There’s an ongoing theory that Judaism, as a religion and culture, is several centuries newer than biblical historiography suggests, arising out of the same environmental and political upheaval that brought an end to the Bronze Age and coincided with the Trojan War, because several stories from the Biblical Book of Judges appear to have been adapted from Greek legends of the time, such as Iphigenia, which became the story of Jepthah. I mention this because that fact is more interesting than this movie, beloved in its own time, but today little more than a cautionary tale about the importance of the adaptation process.

It’s the beginning of the Trojan War, but there’s no wind to enable the Mycenaeans to sail across the water to Troy. Threatened with mutiny by his lieutenant, future legendary hero Odysseus (Christos Tsagas), King Agamemnon (Kostas Kazakos) seeks help from an oracle. The diagnosis is unsettling: the goddess Artemis is keeping the wind from blowing as revenge for a misdeed by Agamemnon’s father, and the only way the wind will return is if Agamemnon sacrifices his eldest daughter Iphigenia (Tatiana Papamoschou). Egged on by his brother Menelaus (Kostas Karras), the subject of the war’s causes, Agamemnon sends Iphigenia away from the family home, allegedly to marry Achilles (Panos Mihalopoulos). But word gets out, to the horror of Agamemnon’s wife Clytemnestra (Irene Papas).

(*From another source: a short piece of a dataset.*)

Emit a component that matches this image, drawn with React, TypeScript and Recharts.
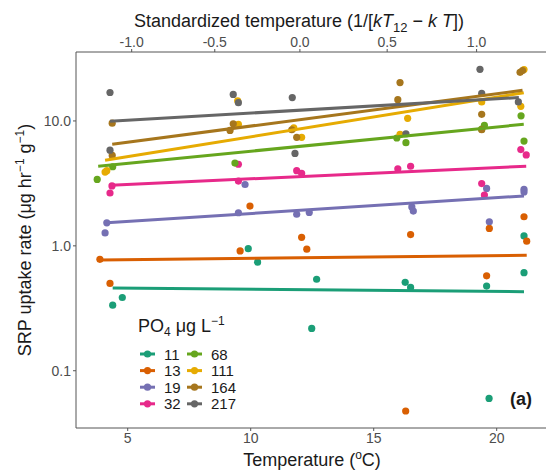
import React from "react";
import { ComposedChart, Scatter, XAxis, YAxis } from "recharts";

const LEVELS = ["11", "13", "19", "32", "68", "111", "164", "217"];
const COLORS = ["#1B9E77", "#D95F02", "#7570B3", "#E7298A", "#66A61E", "#E6AB02", "#A6761D", "#666666"];

// measured temperature (°C) and SRP uptake (µg hr-1 g-1), one pair of arrays per PO4 level
const TEMP_11 = [4.39, 4.78, 9.9, 10.28, 12.48, 12.68, 16.28, 16.5, 19.59, 19.69, 21.11, 21.11];
const SRP_11 = [0.335, 0.386, 0.95, 0.74, 0.218, 0.54, 0.51, 0.465, 0.476, 0.06, 1.2, 0.61];
const TEMP_13 = [3.87, 4.28, 9.57, 9.97, 12.07, 12.28, 16.3, 16.5, 19.59, 19.7, 21.11, 21.22];
const SRP_13 = [0.78, 0.5, 0.91, 2.08, 1.17, 0.94, 0.0476, 1.23, 0.575, 1.38, 1.71, 1.09];
const TEMP_19 = [4.08, 4.15, 9.5, 9.77, 11.87, 12.38, 16.55, 16.61, 19.59, 19.7, 21.11, 21.11];
const SRP_19 = [1.27, 1.53, 1.84, 3.1, 1.79, 1.85, 2.05, 1.9, 2.88, 1.56, 2.84, 2.7];
const TEMP_32 = [4.28, 4.36, 9.5, 9.5, 11.87, 12.07, 15.98, 16.5, 19.39, 19.5, 20.98, 21.2];
const SRP_32 = [2.65, 3.02, 4.5, 3.3, 4.0, 3.8, 4.14, 4.34, 3.15, 2.55, 5.9, 5.35];
const TEMP_68 = [3.76, 4.39, 9.36, 15.94, 16.31, 19.39, 19.5, 20.99, 21.11];
const SRP_68 = [3.4, 4.3, 4.6, 7.3, 6.7, 8.6, 9.2, 11.0, 6.9];
const TEMP_111 = [4.08, 4.15, 9.47, 9.5, 11.75, 12.07, 16.07, 16.38, 19.39, 20.98, 21.11];
const SRP_111 = [3.9, 4.0, 14.5, 9.4, 8.8, 7.4, 7.8, 10.5, 14.2, 13.1, 25.8];
const TEMP_164 = [4.37, 4.37, 9.16, 9.29, 11.67, 11.87, 15.98, 16.07, 19.39, 19.39, 20.95, 21.05];
const SRP_164 = [9.6, 5.3, 8.4, 9.5, 8.5, 7.4, 14.8, 20.3, 11.3, 8.5, 24.5, 25.3];
const TEMP_217 = [4.28, 4.28, 9.29, 9.5, 11.69, 11.8, 16.31, 19.32, 19.39, 20.88];
const SRP_217 = [16.9, 5.83, 16.3, 14.0, 15.4, 5.5, 7.9, 25.9, 16.6, 14.2];

const TEMPS = [TEMP_11, TEMP_13, TEMP_19, TEMP_32, TEMP_68, TEMP_111, TEMP_164, TEMP_217];
const SRPS = [SRP_11, SRP_13, SRP_19, SRP_32, SRP_68, SRP_111, SRP_164, SRP_217];

// fitted lines: end points
const FIT_T_START = [4.39, 3.87, 4.15, 4.31, 3.8, 4.08, 4.37, 4.28];
const FIT_T_END = [21.11, 21.22, 21.11, 21.2, 21.1, 21.1, 21.05, 20.9];
const FIT_V_START = [0.46, 0.77, 1.53, 3.06, 4.34, 4.85, 6.5, 9.95];
const FIT_V_END = [0.43, 0.84, 2.51, 4.34, 9.4, 16.8, 17.6, 15.4];

const Y_TICKS = [0.1, 1, 10];
const X_TICKS = [5, 10, 15, 20];
const TOP_TICKS = [-1, -0.5, 0, 0.5, 1];
const TOP_TICK_LABELS = ["-1.0", "-0.5", "0.0", "0.5", "1.0"];

// 1/kT12 - 1/kT  ->  °C
const K_B = 8.617e-5;
const toCelsius = (s: number) => 1 / (K_B * (1 / (K_B * 285.15) - s)) - 273.15;

const series = LEVELS.map((name, i) => ({
  name,
  color: COLORS[i],
  points: TEMPS[i].map((t, j) => ({ t, v: SRPS[i][j] })),
  fit: [
    { t: FIT_T_START[i], v: FIT_V_START[i] },
    { t: FIT_T_END[i], v: FIT_V_END[i] },
  ],
}));

const FONT = "'Liberation Sans', Arial, sans-serif";
const TICK = { fill: "#4D4D4D", fontSize: 14, fontFamily: FONT };
const AXIS = "#555";

function Overlay() {
  const col1 = series.slice(0, 4);
  const col2 = series.slice(4);
  return (
    <svg width={546} height={473} style={{ position: "absolute", left: 0, top: 0, pointerEvents: "none" }} fontFamily={FONT}>
      <text x={299} y={27} textAnchor="middle" fontSize={18} fill="#1a1a1a">
        Standardized temperature (1/[<tspan fontStyle="italic">kT</tspan>
        <tspan fontSize={13} dy={5}>12</tspan>
        <tspan dy={-5}> − </tspan>
        <tspan fontStyle="italic">k T</tspan>])
      </text>
      <text x={312} y={466} textAnchor="middle" fontSize={18} fill="#1a1a1a">
        Temperature (<tspan fontSize={12} dy={-7}>o</tspan>
        <tspan dy={7}>C)</tspan>
      </text>
      <text transform="translate(31,240) rotate(-90)" textAnchor="middle" fontSize={18} fill="#1a1a1a">
        SRP uptake rate (μg hr<tspan fontSize={12} dy={-7}>−1</tspan>
        <tspan dy={7}> g</tspan>
        <tspan fontSize={12} dy={-7}>−1</tspan>
        <tspan dy={7}>)</tspan>
      </text>
      <text x={138} y={332} fontSize={18} fill="#1a1a1a">
        PO<tspan fontSize={12} dy={4}>4</tspan>
        <tspan dy={-4}> μg L</tspan>
        <tspan fontSize={12} dy={-7}>−1</tspan>
      </text>
      {[col1, col2].map((col, c) =>
        col.map((s, r) => {
          const x = 140 + c * 47;
          const y = 354 + r * 16.6;
          return (
            <g key={s.name}>
              <line x1={x} x2={x + 15} y1={y} y2={y} stroke={s.color} strokeWidth={3} />
              <circle cx={x + 7.5} cy={y} r={3.6} fill={s.color} />
              <text x={x + 24} y={y + 5.5} fontSize={15} fill="#1a1a1a">{s.name}</text>
            </g>
          );
        })
      )}
      <text x={521} y={405} textAnchor="middle" fontSize={18} fontWeight="bold" fill="#1a1a1a">(a)</text>
    </svg>
  );
}

export default function App() {
  return (
    <div style={{ position: "absolute", left: 0, top: 0, width: 546, height: 473, background: "#fff" }}>
      <ComposedChart width={546} height={473} margin={{ top: 0, right: 0, bottom: 0, left: 0 }}>
        <XAxis
          xAxisId="bottom"
          dataKey="t"
          type="number"
          orientation="bottom"
          domain={[2.898, 22.004]}
          ticks={X_TICKS}
          height={45}
          stroke={AXIS}
          tick={TICK}
          tickSize={3}
          tickMargin={2}
          allowDataOverflow
        />
        <XAxis
          xAxisId="top"
          dataKey="t"
          type="number"
          orientation="top"
          domain={[2.898, 22.004]}
          ticks={TOP_TICKS.map(toCelsius)}
          tickFormatter={(_v: number, i: number) => TOP_TICK_LABELS[i]}
          height={52}
          stroke={AXIS}
          tick={TICK}
          tickSize={3}
          tickMargin={2}
          allowDataOverflow
        />
        <YAxis
          dataKey="v"
          type="number"
          scale="log"
          domain={[0.0348, 35.65]}
          ticks={Y_TICKS}
          tickFormatter={(v: number) => v.toFixed(1)}
          width={76}
          stroke={AXIS}
          tick={TICK}
          tickSize={3}
          tickMargin={2}
          allowDataOverflow
        />
        {series.map((s) => (
          <Scatter
            key={`pts-${s.name}`}
            xAxisId="bottom"
            data={s.points}
            fill={s.color}
            isAnimationActive={false}
            shape={(p: any) => <circle cx={p.cx} cy={p.cy} r={3.6} fill={s.color} />}
          />
        ))}
        {series.map((s) => (
          <Scatter
            key={`fit-${s.name}`}
            xAxisId="bottom"
            data={s.fit}
            fill={s.color}
            line={{ stroke: s.color, strokeWidth: 3 }}
            isAnimationActive={false}
            shape={() => <g />}
          />
        ))}
      </ComposedChart>
      <Overlay />
    </div>
  );
}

Director Michael Cacoyannis adapted Iphigenia from his own production of Euripides’ play Iphigenia at Aulis, with certain changes made to make the story darker. But, much like Denzel Washington’s recent adaptation of Fences, Iphigenia is little more than a recording of the play– well-acted to be sure, but among the least visually imaginative big-budget films I’ve ever seen. Despite superficial appearances, theatre is not a visual medium in the same way as film, even in 1977, when the aesthetic gap between the two formats was much narrower. Watching a play, it is impossible to forget that you are watching actors on a stage, so there’s no point in pretending otherwise. But film has so much more to offer, and in that respect Iphigenia has little on hand.

How Did It Do?
Iphigenia remains acclaimed today– my disinterest is purely an unpopular opinion rather than the film aging poorly. If you think I’m a jackass for not liking the movie, go ahead. The film was Greece’s official submission for the 50th Academy Awards and accordingly got nominated, which is the only reason I’m reviewing it.